Data section:
--- begin ---

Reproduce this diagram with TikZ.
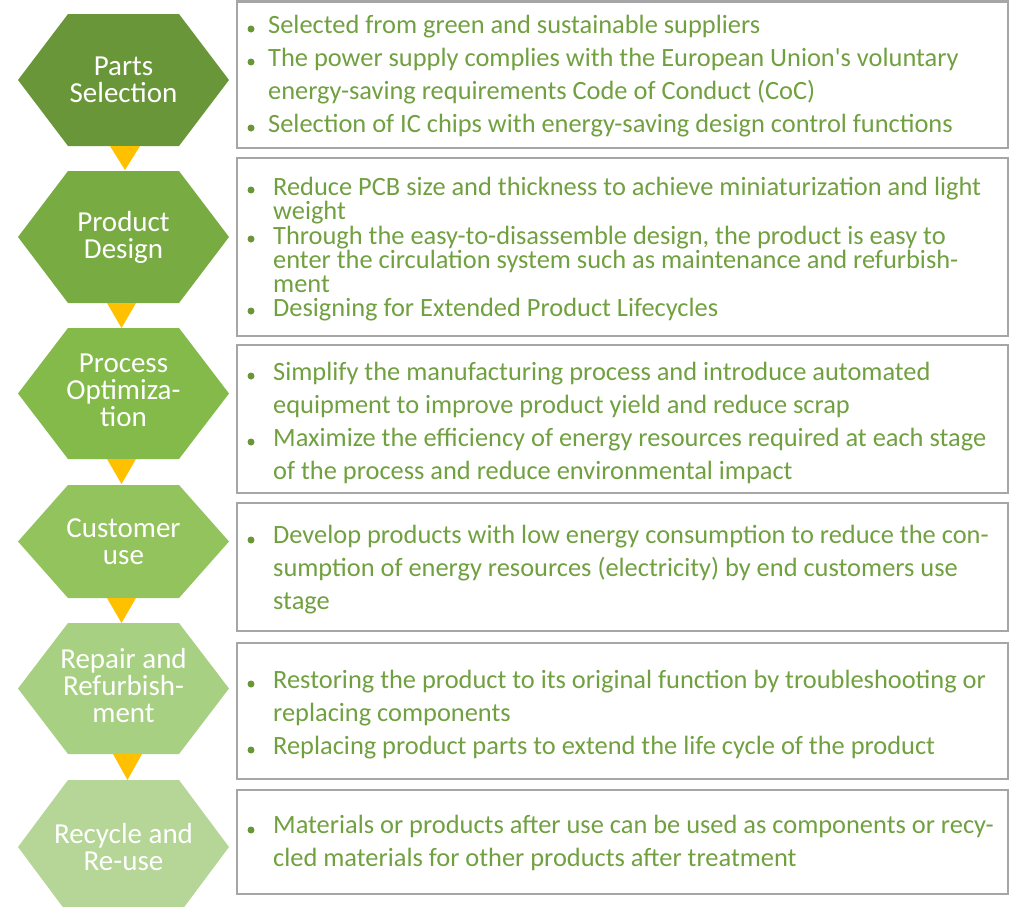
\documentclass[tikz,border=0pt]{standalone}
\usepackage{fontspec}
\setmainfont{Carlito}
\usepackage{tikz}

\definecolor{hexa}{RGB}{106,150,58}
\definecolor{hexb}{RGB}{120,172,66}
\definecolor{hexc}{RGB}{131,186,74}
\definecolor{hexd}{RGB}{146,195,92}
\definecolor{hexe}{RGB}{168,208,130}
\definecolor{hexf}{RGB}{181,214,150}
\definecolor{textgreen}{RGB}{112,160,64}
\definecolor{boxgray}{RGB}{166,166,166}
\definecolor{arrowyellow}{RGB}{255,192,0}

\begin{document}
\begin{tikzpicture}[x=1pt,y=-1pt,
  panel/.style={draw=boxgray,line width=2.5pt},
  hexlabel/.style={text=white,font=\fontsize{29}{27}\selectfont,align=center},
  item/.style={anchor=base west,text=textgreen,inner sep=0pt,align=left,
    font=\fontsize{26.4}{33}\selectfont},
  tight/.style={font=\fontsize{26.4}{24}\selectfont},
  dot/.style={fill=hexa},
  tri/.style={fill=arrowyellow}]
  \useasboundingbox (0,0) rectangle (1011,906);

  % stages
  \begin{scope}[xshift=123.5pt,yshift=-80pt]
    \fill[hexa] (-105.5,0) -- (-55.5,-66) -- (55.5,-66) -- (105.5,0) -- (55.5,66) -- (-55.5,66) -- cycle;
    \node[hexlabel] (parts) at (0,0) {Parts\\Selection};
  \end{scope}

  \begin{scope}[xshift=123.5pt,yshift=-237pt]
    \fill[hexb] (-105.5,0) -- (-55.5,-66) -- (55.5,-66) -- (105.5,0) -- (55.5,66) -- (-55.5,66) -- cycle;
    \node[hexlabel] (design) at (0,0) {Product\\Design};
  \end{scope}

  \begin{scope}[xshift=123.5pt,yshift=-393.5pt]
    \fill[hexc] (-105.5,0) -- (-55.5,-65.5) -- (55.5,-65.5) -- (105.5,0) -- (55.5,65.5) -- (-55.5,65.5) -- cycle;
    \node[hexlabel] (process) at (0,-3) {Process\\Optimiza-\\tion};
  \end{scope}

  \begin{scope}[xshift=123.5pt,yshift=-541.5pt]
    \fill[hexd] (-105.5,0) -- (-55.5,-56.5) -- (55.5,-56.5) -- (105.5,0) -- (55.5,56.5) -- (-55.5,56.5) -- cycle;
    \node[hexlabel] (customer) at (0,0) {Customer\\use};
  \end{scope}

  \begin{scope}[xshift=123.5pt,yshift=-688.5pt]
    \fill[hexe] (-105.5,0) -- (-55.5,-65.5) -- (55.5,-65.5) -- (105.5,0) -- (55.5,65.5) -- (-55.5,65.5) -- cycle;
    \node[hexlabel] (repair) at (0,-3) {Repair and\\Refurbish-\\ment};
  \end{scope}

  \begin{scope}[xshift=123.5pt,yshift=-847pt]
    \fill[hexf] (-105.5,0) -- (-55.5,-67) -- (55.5,-67) -- (105.5,0) -- (55.5,67) -- (-55.5,67) -- cycle;
    \node[hexlabel] (recycle) at (0,0) {Recycle and\\Re-use};
  \end{scope}

  % small arrows between stages
  \fill[tri] (110,146) -- (140,146) -- (125,170) -- cycle;
  \fill[tri] (107,303) -- (136,303) -- (121.5,328) -- cycle;
  \fill[tri] (107,459) -- (136,459) -- (121.5,484) -- cycle;
  \fill[tri] (107,598) -- (136,598) -- (121.5,623) -- cycle;
  \fill[tri] (113,754) -- (142,754) -- (127.5,780) -- cycle;

  % boxes
  \draw[panel] (237,1.5) rectangle (1008,148);
  \draw[panel] (237,158) rectangle (1008,336);
  \draw[panel] (237,345) rectangle (1008,493);
  \draw[panel] (237,503) rectangle (1008,631);
  \draw[panel] (237,643) rectangle (1008,779);
  \draw[panel] (237,790) rectangle (1008,894);

  % parts selection (node base = last line)
  \fill[dot] (251,29) circle (3.5pt);
  \node[item] (ps1) at (268,33) {Selected from green and sustainable suppliers};
  \fill[dot] (251,62) circle (3.5pt);
  \node[item] (ps2) at (268,99) {The power supply complies with the European Union\textquotesingle s voluntary\\energy-saving requirements Code of Conduct (CoC)};
  \fill[dot] (251,128) circle (3.5pt);
  \node[item] (ps3) at (268,132) {Selection of IC chips with energy-saving design control functions};

  % product design
  \fill[dot] (251,190) circle (3.5pt);
  \node[item,tight] (pd1) at (273,219) {Reduce PCB size and thickness to achieve miniaturization and light\\weight};
  \fill[dot] (251,239) circle (3.5pt);
  \node[item,tight] (pd2) at (273,292) {Through the easy-to-disassemble design, the product is easy to\\enter the circulation system such as maintenance and refurbish-\\ment};
  \fill[dot] (251,311) circle (3.5pt);
  \node[item,tight] (pd3) at (273,316) {Designing for Extended Product Lifecycles};

  % process optimization
  \fill[dot] (251,376) circle (3.5pt);
  \node[item] (po1) at (273,413) {Simplify the manufacturing process and introduce automated\\equipment to improve product yield and reduce scrap};
  \fill[dot] (251,442) circle (3.5pt);
  \node[item] (po2) at (273,479) {Maximize the efficiency of energy resources required at each stage\\of the process and reduce environmental impact};

  % customer use
  \fill[dot] (251,540) circle (3.5pt);
  \node[item] (cu1) at (273,609) {Develop products with low energy consumption to reduce the con-\\sumption of energy resources (electricity) by end customers use\\stage};

  % repair and refurbishment
  \fill[dot] (251,684) circle (3.5pt);
  \node[item] (rr1) at (273,721) {Restoring the product to its original function by troubleshooting or\\replacing components};
  \fill[dot] (251,750) circle (3.5pt);
  \node[item] (rr2) at (273,754) {Replacing product parts to extend the life cycle of the product};

  % recycle and re-use
  \fill[dot] (251,830) circle (3.5pt);
  \node[item] (rc1) at (273,866) {Materials or products after use can be used as components or recy-\\cled materials for other products after treatment};
\end{tikzpicture}
\end{document}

--- end ---

To be done: Copy the data word for word. Pictures do not go in the copy.

The answer:
Reproduce this diagram with TikZ.
\documentclass[tikz,border=0pt]{standalone}
\usepackage{fontspec}
\setmainfont{Carlito}
\usepackage{tikz}

\definecolor{hexa}{RGB}{106,150,58}
\definecolor{hexb}{RGB}{120,172,66}
\definecolor{hexc}{RGB}{131,186,74}
\definecolor{hexd}{RGB}{146,195,92}
\definecolor{hexe}{RGB}{168,208,130}
\definecolor{hexf}{RGB}{181,214,150}
\definecolor{textgreen}{RGB}{112,160,64}
\definecolor{boxgray}{RGB}{166,166,166}
\definecolor{arrowyellow}{RGB}{255,192,0}

\begin{document}
\begin{tikzpicture}[x=1pt,y=-1pt,
  panel/.style={draw=boxgray,line width=2.5pt},
  hexlabel/.style={text=white,font=\fontsize{29}{27}\selectfont,align=center},
  item/.style={anchor=base west,text=textgreen,inner sep=0pt,align=left,
    font=\fontsize{26.4}{33}\selectfont},
  tight/.style={font=\fontsize{26.4}{24}\selectfont},
  dot/.style={fill=hexa},
  tri/.style={fill=arrowyellow}]
  \useasboundingbox (0,0) rectangle (1011,906);

  % stages
  \begin{scope}[xshift=123.5pt,yshift=-80pt]
    \fill[hexa] (-105.5,0) -- (-55.5,-66) -- (55.5,-66) -- (105.5,0) -- (55.5,66) -- (-55.5,66) -- cycle;
    \node[hexlabel] (parts) at (0,0) {Parts\\Selection};
  \end{scope}

  \begin{scope}[xshift=123.5pt,yshift=-237pt]
    \fill[hexb] (-105.5,0) -- (-55.5,-66) -- (55.5,-66) -- (105.5,0) -- (55.5,66) -- (-55.5,66) -- cycle;
    \node[hexlabel] (design) at (0,0) {Product\\Design};
  \end{scope}

  \begin{scope}[xshift=123.5pt,yshift=-393.5pt]
    \fill[hexc] (-105.5,0) -- (-55.5,-65.5) -- (55.5,-65.5) -- (105.5,0) -- (55.5,65.5) -- (-55.5,65.5) -- cycle;
    \node[hexlabel] (process) at (0,-3) {Process\\Optimiza-\\tion};
  \end{scope}

  \begin{scope}[xshift=123.5pt,yshift=-541.5pt]
    \fill[hexd] (-105.5,0) -- (-55.5,-56.5) -- (55.5,-56.5) -- (105.5,0) -- (55.5,56.5) -- (-55.5,56.5) -- cycle;
    \node[hexlabel] (customer) at (0,0) {Customer\\use};
  \end{scope}

  \begin{scope}[xshift=123.5pt,yshift=-688.5pt]
    \fill[hexe] (-105.5,0) -- (-55.5,-65.5) -- (55.5,-65.5) -- (105.5,0) -- (55.5,65.5) -- (-55.5,65.5) -- cycle;
    \node[hexlabel] (repair) at (0,-3) {Repair and\\Refurbish-\\ment};
  \end{scope}

  \begin{scope}[xshift=123.5pt,yshift=-847pt]
    \fill[hexf] (-105.5,0) -- (-55.5,-67) -- (55.5,-67) -- (105.5,0) -- (55.5,67) -- (-55.5,67) -- cycle;
    \node[hexlabel] (recycle) at (0,0) {Recycle and\\Re-use};
  \end{scope}

  % small arrows between stages
  \fill[tri] (110,146) -- (140,146) -- (125,170) -- cycle;
  \fill[tri] (107,303) -- (136,303) -- (121.5,328) -- cycle;
  \fill[tri] (107,459) -- (136,459) -- (121.5,484) -- cycle;
  \fill[tri] (107,598) -- (136,598) -- (121.5,623) -- cycle;
  \fill[tri] (113,754) -- (142,754) -- (127.5,780) -- cycle;

  % boxes
  \draw[panel] (237,1.5) rectangle (1008,148);
  \draw[panel] (237,158) rectangle (1008,336);
  \draw[panel] (237,345) rectangle (1008,493);
  \draw[panel] (237,503) rectangle (1008,631);
  \draw[panel] (237,643) rectangle (1008,779);
  \draw[panel] (237,790) rectangle (1008,894);

  % parts selection (node base = last line)
  \fill[dot] (251,29) circle (3.5pt);
  \node[item] (ps1) at (268,33) {Selected from green and sustainable suppliers};
  \fill[dot] (251,62) circle (3.5pt);
  \node[item] (ps2) at (268,99) {The power supply complies with the European Union\textquotesingle s voluntary\\energy-saving requirements Code of Conduct (CoC)};
  \fill[dot] (251,128) circle (3.5pt);
  \node[item] (ps3) at (268,132) {Selection of IC chips with energy-saving design control functions};

  % product design
  \fill[dot] (251,190) circle (3.5pt);
  \node[item,tight] (pd1) at (273,219) {Reduce PCB size and thickness to achieve miniaturization and light\\weight};
  \fill[dot] (251,239) circle (3.5pt);
  \node[item,tight] (pd2) at (273,292) {Through the easy-to-disassemble design, the product is easy to\\enter the circulation system such as maintenance and refurbish-\\ment};
  \fill[dot] (251,311) circle (3.5pt);
  \node[item,tight] (pd3) at (273,316) {Designing for Extended Product Lifecycles};

  % process optimization
  \fill[dot] (251,376) circle (3.5pt);
  \node[item] (po1) at (273,413) {Simplify the manufacturing process and introduce automated\\equipment to improve product yield and reduce scrap};
  \fill[dot] (251,442) circle (3.5pt);
  \node[item] (po2) at (273,479) {Maximize the efficiency of energy resources required at each stage\\of the process and reduce environmental impact};

  % customer use
  \fill[dot] (251,540) circle (3.5pt);
  \node[item] (cu1) at (273,609) {Develop products with low energy consumption to reduce the con-\\sumption of energy resources (electricity) by end customers use\\stage};

  % repair and refurbishment
  \fill[dot] (251,684) circle (3.5pt);
  \node[item] (rr1) at (273,721) {Restoring the product to its original function by troubleshooting or\\replacing components};
  \fill[dot] (251,750) circle (3.5pt);
  \node[item] (rr2) at (273,754) {Replacing product parts to extend the life cycle of the product};

  % recycle and re-use
  \fill[dot] (251,830) circle (3.5pt);
  \node[item] (rc1) at (273,866) {Materials or products after use can be used as components or recy-\\cled materials for other products after treatment};
\end{tikzpicture}
\end{document}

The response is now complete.